Nor does the majority realize that it is “important to avoid discovering veiled threats or sinister ambiguities by placing a strained interpretation on the employer’s remarks.” Bok, Regulating NLRA Election Tactics, 78 Harv.L.Rev. 38, 77 (1964). Here, Harrison is being faulted for informing its employees of the possible effect of the action the customer providing its “economic lifeblood” said it would take if unionization occurred. I would hold that there is no “veiled threat” under such circumstances and refuse to join in support of the Board’s strained interpretation of Harrison’s statements. The majority’s decision unnecessarily ties the hands of employers and prevents them from honestly and truthfully informing employees of the possible adverse consequences of unionization. Accordingly, I would deny enforcement of that portion of the Board order relating to those statements referred to in this dissent.
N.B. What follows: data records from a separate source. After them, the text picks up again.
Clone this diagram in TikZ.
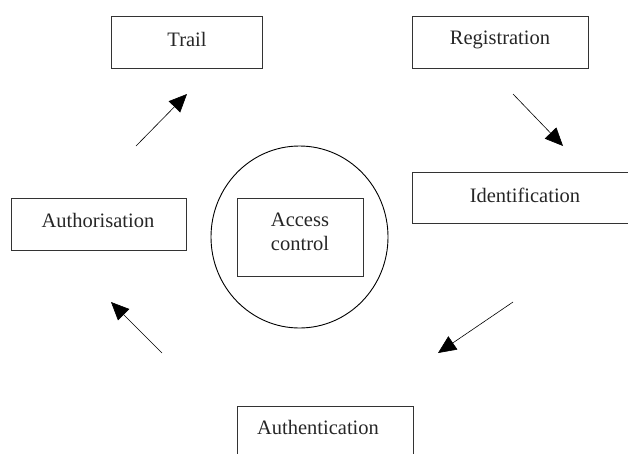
\documentclass[tikz,border=0pt]{standalone}
\usepackage{fontspec}
\setmainfont{Liberation Serif}
\usetikzlibrary{arrows.meta,shapes.geometric}
\begin{document}
\begin{tikzpicture}[x=1pt,y=-1pt,
  box/.style={draw=black!80, line width=1pt, rectangle, inner sep=0pt},
  lbl/.style={inner sep=0pt, font=\fontsize{20.5}{24}\selectfont, align=center, text=black!85},
  arr/.style={line width=0.6pt, -{Triangle[length=18pt,width=16pt]}}]
\useasboundingbox (0,0) rectangle (628,453);
\clip (0,0) rectangle (628,453);
% boxes
\node[box, minimum width=151pt, minimum height=52pt] (trail) at (186.5,42) {};
\node[lbl] (trailT) at (187,39) {Trail};
\node[box, minimum width=176pt, minimum height=52pt] (reg) at (500,42) {};
\node[lbl] (regT) at (500,40) {Registration};
\node[box, minimum width=240pt, minimum height=51pt] (ident) at (532,197.5) {};
\node[lbl] (identT) at (525,195) {Identification};
\node[box, minimum width=175pt, minimum height=52pt] (authz) at (98.5,224) {};
\node[lbl] (authzT) at (98,220) {Authorisation};
\node[box, minimum width=176pt, minimum height=70pt] (authn) at (325,441) {};
\node[lbl] (authnT) at (318,427) {Authentication};
% centre
\node[draw=black, line width=0.9pt, ellipse, minimum width=177pt, minimum height=182pt, inner sep=0pt] (circ) at (299.5,237) {};
\node[box, minimum width=126pt, minimum height=78pt] (acc) at (300,237) {};
\node[lbl, font=\fontsize{20.5}{24.5}\selectfont] (accT) at (300,232) {Access\\control};
% arrow end points
\coordinate (a1s) at (136,146); \coordinate (a1e) at (187,94);
\coordinate (a2s) at (513,94);  \coordinate (a2e) at (563,146);
\coordinate (a3s) at (513,302); \coordinate (a3e) at (438,353);
\coordinate (a4s) at (162,353); \coordinate (a4e) at (111,302);
\draw[arr] (a1s) -- (a1e);
\draw[arr] (a2s) -- (a2e);
\draw[arr] (a3s) -- (a3e);
\draw[arr] (a4s) -- (a4e);
\end{tikzpicture}
\end{document}
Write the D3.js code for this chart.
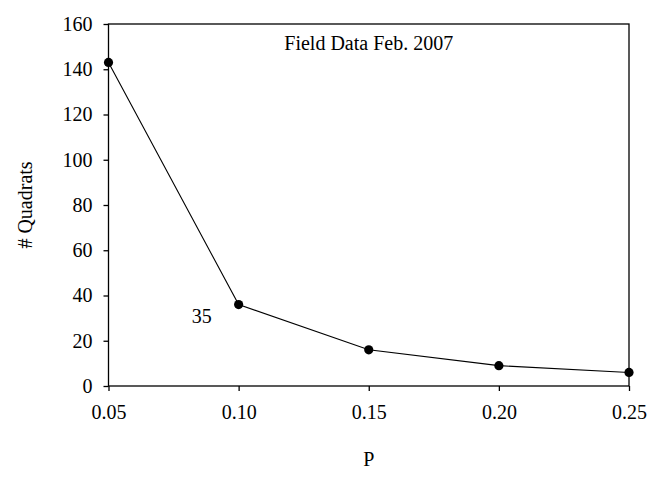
<!DOCTYPE html>
<html>
<head>
<meta charset="utf-8">
<script src="https://cdn.jsdelivr.net/npm/d3@7"></script>
<style>
  body { margin: 0; background: #fff; }
  svg text { font-family: "Liberation Serif", "Times New Roman", serif; fill: #000; font-size: 20px; }
</style>
</head>
<body>
<div id="chart"></div>
<script>
// data
const pValues = [0.05, 0.10, 0.15, 0.20, 0.25];
const quadrats = [143, 36, 16, 9, 6];
const xTicks = [0.05, 0.10, 0.15, 0.20, 0.25];
const yTicks = [0, 20, 40, 60, 80, 100, 120, 140, 160];
const chartTitle = "Field Data Feb. 2007";
const pointNote = "35";

const fWidth = 665, fHeight = 477;
const margin = { top: 24, right: 36, bottom: 91, left: 108.5 },
  width = fWidth - margin.left - margin.right,
  height = fHeight - margin.top - margin.bottom;

const xScale = d3.scaleLinear().domain([0.05, 0.25]).range([0, width]);
const yScale = d3.scaleLinear().domain([0, 160]).range([height, 0]);

const svg = d3.select("#chart").append("svg")
  .attr("width", fWidth)
  .attr("height", fHeight);

const g = svg.append("g")
  .attr("transform", `translate(${margin.left} ${margin.top})`);

// frame
g.append("rect")
  .attr("width", width)
  .attr("height", height)
  .attr("fill", "none")
  .attr("stroke", "#000")
  .attr("stroke-width", 1.3);

const xAxis = g.append("g")
  .attr("transform", `translate(0 ${height})`)
  .call(d3.axisBottom(xScale).tickValues(xTicks).tickFormat(d3.format(".2f")).tickSize(5).tickPadding(14));

const yAxis = g.append("g")
  .call(d3.axisLeft(yScale).tickValues(yTicks).tickSize(5).tickPadding(11));

[xAxis, yAxis].forEach(a => {
  a.attr("font-family", null).attr("font-size", null);
  a.select(".domain").remove();
  a.selectAll("line").attr("stroke", "#000").attr("stroke-width", 1.3);
});

// line + points
const line = d3.line()
  .x((d, i) => xScale(pValues[i]))
  .y(d => yScale(d));

g.append("path")
  .attr("d", line(quadrats))
  .attr("fill", "none")
  .attr("stroke", "#000")
  .attr("stroke-width", 1.1);

g.selectAll("circle.pt")
  .data(quadrats)
  .enter().append("circle")
  .attr("class", "pt")
  .attr("cx", (d, i) => xScale(pValues[i]))
  .attr("cy", d => yScale(d))
  .attr("r", 4.6)
  .attr("fill", "#000");

// annotations
g.append("text")
  .attr("x", width / 2)
  .attr("y", 50 - margin.top)
  .attr("text-anchor", "middle")
  .text(chartTitle);

g.append("text")
  .attr("x", xScale(0.10) - 37)
  .attr("y", yScale(quadrats[1]) + 18)
  .attr("text-anchor", "middle")
  .text(pointNote);

svg.append("text")
  .attr("x", margin.left + width / 2)
  .attr("y", 466)
  .attr("text-anchor", "middle")
  .text("P");

svg.append("text")
  .attr("transform", `translate(32 ${margin.top + height / 2}) rotate(-90)`)
  .attr("text-anchor", "middle")
  .text("# Quadrats");
</script>
</body>
</html>
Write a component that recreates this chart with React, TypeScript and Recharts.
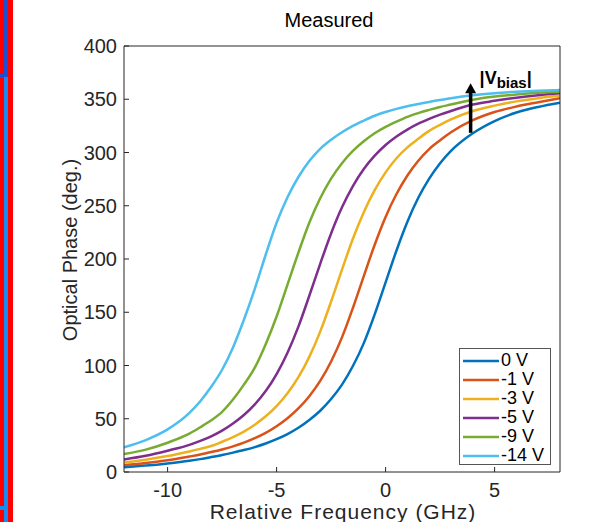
import React from "react";
import {
  LineChart,
  Line,
  XAxis,
  YAxis,
  Legend,
  ReferenceLine,
} from "recharts";

// frequency grid (GHz) and phase (deg.)
const freqGHz = [
  -12, -11, -10, -9, -8.5, -8, -7.5, -7, -6.5, -6, -5.5, -5, -4.5, -4, -3.5, -3,
  -2.5, -2, -1.5, -1, -0.5, 0, 0.5, 1, 1.5, 2, 2.5, 3, 4, 5, 6, 7, 8,
];
const phase0V = [
  4.5, 6, 8, 10.5, 12.1, 14, 16, 18.2, 20.6, 23.4, 26.8, 30.8, 35.6, 41.5, 48.8,
  57.5, 68.5, 82, 99.5, 121, 148, 178, 208, 235, 257.5, 275.5, 290, 301.5, 318,
  329.5, 337.5, 342.8, 346.8,
];
const phaseM1V = [
  6.5, 8.5, 11, 14.5, 16.4, 18.7, 21.2, 24.1, 27.6, 31.8, 36.8, 43, 50.5, 59.7,
  71.2, 85.5, 103.8, 126.4, 154, 184, 213.4, 239.5, 261, 278.4, 292.3, 303.2,
  311.5, 319, 330.3, 338, 343.2, 347.2, 351,
];
const phaseM3V = [
  9, 11.6, 15, 19.3, 21.7, 24.4, 28.4, 32.7, 37.9, 44.4, 52.3, 61.9, 73.9, 89,
  108.1, 131.8, 160, 190, 219, 244, 264.7, 281.3, 294.6, 304.8, 312.9, 320.3, 326,
  331, 339, 344, 348, 351, 353.5,
];
const phaseM5V = [
  11.8, 15.2, 20, 25.5, 29.2, 33.5, 38.8, 45.5, 53.5, 63.5, 76, 92, 112, 136.5,
  165.5, 195.5, 224, 248.5, 268.5, 284.5, 297, 307, 315, 321.5, 327, 331.5, 335.5,
  339, 345, 348.5, 351.5, 353.8, 355.6,
];
const phaseM9V = [
  16.8, 21, 27.5, 36, 42, 48.5, 56.5, 68, 82, 98, 120, 146, 176, 206, 234, 257,
  275.5, 290, 301.5, 310.5, 318, 324, 329, 333.5, 337, 340, 342.8, 345, 349.5,
  352.5, 354.5, 356, 357,
];
const phaseM14V = [
  23.2, 30, 40, 55.5, 66.5, 80, 96, 117, 143, 172, 204, 234, 258, 277, 292, 303.5,
  312, 319, 325, 330, 334.5, 338, 341, 343.5, 345.5, 347.5, 349.3, 351, 353.8,
  355.7, 357, 358, 358.7,
];

const biasLabels = ["0 V", "-1 V", "-3 V", "-5 V", "-9 V", "-14 V"];
const lineColors = ["#0072BD", "#D95319", "#EDB120", "#7E2F8E", "#77AC30", "#4DBEEE"];
const seriesValues = [phase0V, phaseM1V, phaseM3V, phaseM5V, phaseM9V, phaseM14V];

const xTicks = [-10, -5, 0, 5];
const yTicks = [0, 50, 100, 150, 200, 250, 300, 350, 400];

// arrow annotation: from the 0 V curve up past the -14 V curve
const arrowFrom = { x: 3.9, y: 318.5 };
const arrowTo = { x: 3.9, y: 365 };

const FONT = "'Liberation Sans', Arial, Helvetica, sans-serif";
const AXIS = "#262626";

const series = biasLabels.map((name, i) => ({
  key: "s" + i,
  name,
  color: lineColors[i],
}));

const data = freqGHz.map((f, i) => {
  const row: Record<string, number> = { f };
  seriesValues.forEach((vals, s) => {
    row["s" + s] = vals[i];
  });
  return row;
});

function ArrowShape(props: any) {
  const { x1, y1, x2, y2 } = props;
  if (x1 == null || y2 == null) return null;
  return (
    <g>
      <line x1={x1} y1={y1} x2={x2} y2={y2 + 8} stroke="#000" strokeWidth={3.5} />
      <polygon
        points={`${x2},${y2} ${x2 - 5.5},${y2 + 10} ${x2 + 5.5},${y2 + 10}`}
        fill="#000"
      />
      <text
        x={x2 + 9}
        y={y2 + 1}
        fontFamily={FONT}
        fontWeight="bold"
        fontSize={18}
        fill="#000"
      >
        |V
        <tspan fontSize={15} dy={4}>
          bias
        </tspan>
        <tspan fontSize={18} dy={-4}>
          |
        </tspan>
      </text>
    </g>
  );
}

function LegendBox() {
  return (
    <div
      style={{
        border: "1px solid #555",
        background: "#fff",
        width: 92,
        height: 117,
        boxSizing: "border-box",
        paddingTop: 2,
        fontFamily: FONT,
        fontSize: 18,
        color: "#000",
      }}
    >
      {series.map((s) => (
        <div
          key={s.key}
          style={{ display: "flex", alignItems: "center", height: 19 }}
        >
          <svg width={36} height={4} style={{ marginLeft: 3, marginRight: 2 }}>
            <line x1={0} y1={2} x2={36} y2={2} stroke={s.color} strokeWidth={2.5} />
          </svg>
          <span style={{ lineHeight: "19px" }}>{s.name}</span>
        </div>
      ))}
    </div>
  );
}

export default function App() {
  return (
    <div
      style={{
        position: "absolute",
        left: 0,
        top: 0,
        width: 611,
        height: 522,
        background: "#fff",
        overflow: "hidden",
      }}
    >
      {/* cropped frame strip on the left edge */}
      <div style={{ position: "absolute", left: 0, top: 0, width: 13, height: 522, background: "#ff0000" }} />
      <div style={{ position: "absolute", left: 4, top: 0, width: 4, height: 77, background: "#1a4fd6" }} />
      <div style={{ position: "absolute", left: 0, top: 74, width: 8, height: 4, background: "#1a4fd6" }} />
      <div style={{ position: "absolute", left: 4, top: 77, width: 4, height: 445, background: "#168cf2" }} />
      <div style={{ position: "absolute", left: 0, top: 506, width: 8, height: 4, background: "#168cf2" }} />

      <LineChart
        width={611}
        height={522}
        data={data}
        margin={{ top: 45, right: 50, bottom: 20, left: 64 }}
      >
        <XAxis
          dataKey="f"
          type="number"
          domain={[-12, 8]}
          ticks={xTicks}
          allowDataOverflow
          height={30}
          stroke={AXIS}
          tickSize={-5}
          tickMargin={16}
          tick={{ fill: AXIS, fontSize: 20, fontFamily: FONT }}
        />
        <XAxis
          xAxisId="top"
          orientation="top"
          dataKey="f"
          type="number"
          domain={[-12, 8]}
          ticks={xTicks}
          allowDataOverflow
          height={1}
          stroke={AXIS}
          tickSize={-5}
          tick={false}
        />
        <YAxis
          type="number"
          domain={[0, 400]}
          ticks={yTicks}
          allowDataOverflow
          width={60}
          stroke={AXIS}
          tickSize={-5}
          tickMargin={12}
          tick={{ fill: AXIS, fontSize: 20, fontFamily: FONT }}
        />
        <YAxis
          yAxisId="right"
          orientation="right"
          type="number"
          domain={[0, 400]}
          ticks={yTicks}
          allowDataOverflow
          width={1}
          stroke={AXIS}
          tickSize={-5}
          tick={false}
        />

        {series.map((s) => (
          <Line
            key={s.key}
            type="monotone"
            dataKey={s.key}
            name={s.name}
            stroke={s.color}
            strokeWidth={2.5}
            dot={false}
            activeDot={false}
            isAnimationActive={false}
          />
        ))}

        <ReferenceLine
          segment={[arrowFrom, arrowTo]}
          stroke="#000"
          shape={(p: any) => <ArrowShape {...p} />}
        />

        <Legend
          layout="vertical"
          align="center"
          verticalAlign="middle"
          content={() => <LegendBox />}
          wrapperStyle={{ left: 459, top: 348, width: 93, height: 118 }}
        />
      </LineChart>

      <svg
        width={611}
        height={522}
        style={{ position: "absolute", left: 0, top: 0, pointerEvents: "none" }}
      >
        <text x={329} y={27} textAnchor="middle" fontFamily={FONT} fontSize={20} fill="#000">
          Measured
        </text>
        <text
          x={343}
          y={519}
          textAnchor="middle"
          fontFamily={FONT}
          fontSize={21}
          letterSpacing={1}
          fill={AXIS}
        >
          Relative Frequency (GHz)
        </text>
        <text
          x={0}
          y={0}
          transform="translate(77,250) rotate(-90)"
          textAnchor="middle"
          fontFamily={FONT}
          fontSize={20}
          fill={AXIS}
        >
          Optical Phase (deg.)
        </text>
      </svg>
    </div>
  );
}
. See, e.g., Alexander Grant & Co., General Manufacturing Business Climates, (1982). This study, prepared by a major CPA firm, notes that the Great Lakes Region, which includes the three states of this circuit, is ranked last in terms of “business climate” among the eight major regions of the United States. Among the relevant factors which the study considered were wages, unionization and change in unionization. Indiana, Illinois and Wisconsin all rank in the bottom fourth nationally with respect to the wage and unionization factors.

. There is authority for the proposition that employers’ statements have little influence on employees. A lengthy empirical study indicates that employees make their choice early in a representation campaign and subsequent campaigning does not alter pre-campaign attitudes. J. Getman, S. Goldberg & J. Herman, Union Representation Elections: Law and Reality, (1981). See also Getman, Goldberg and Herman, Union Representation Elections: Law and Reality: The Authors Respond to the Critics, 79 U.Mich.L.Rev. 564 (1981). The authors advocate “wholly free speech” during campaigns. Id. at 564.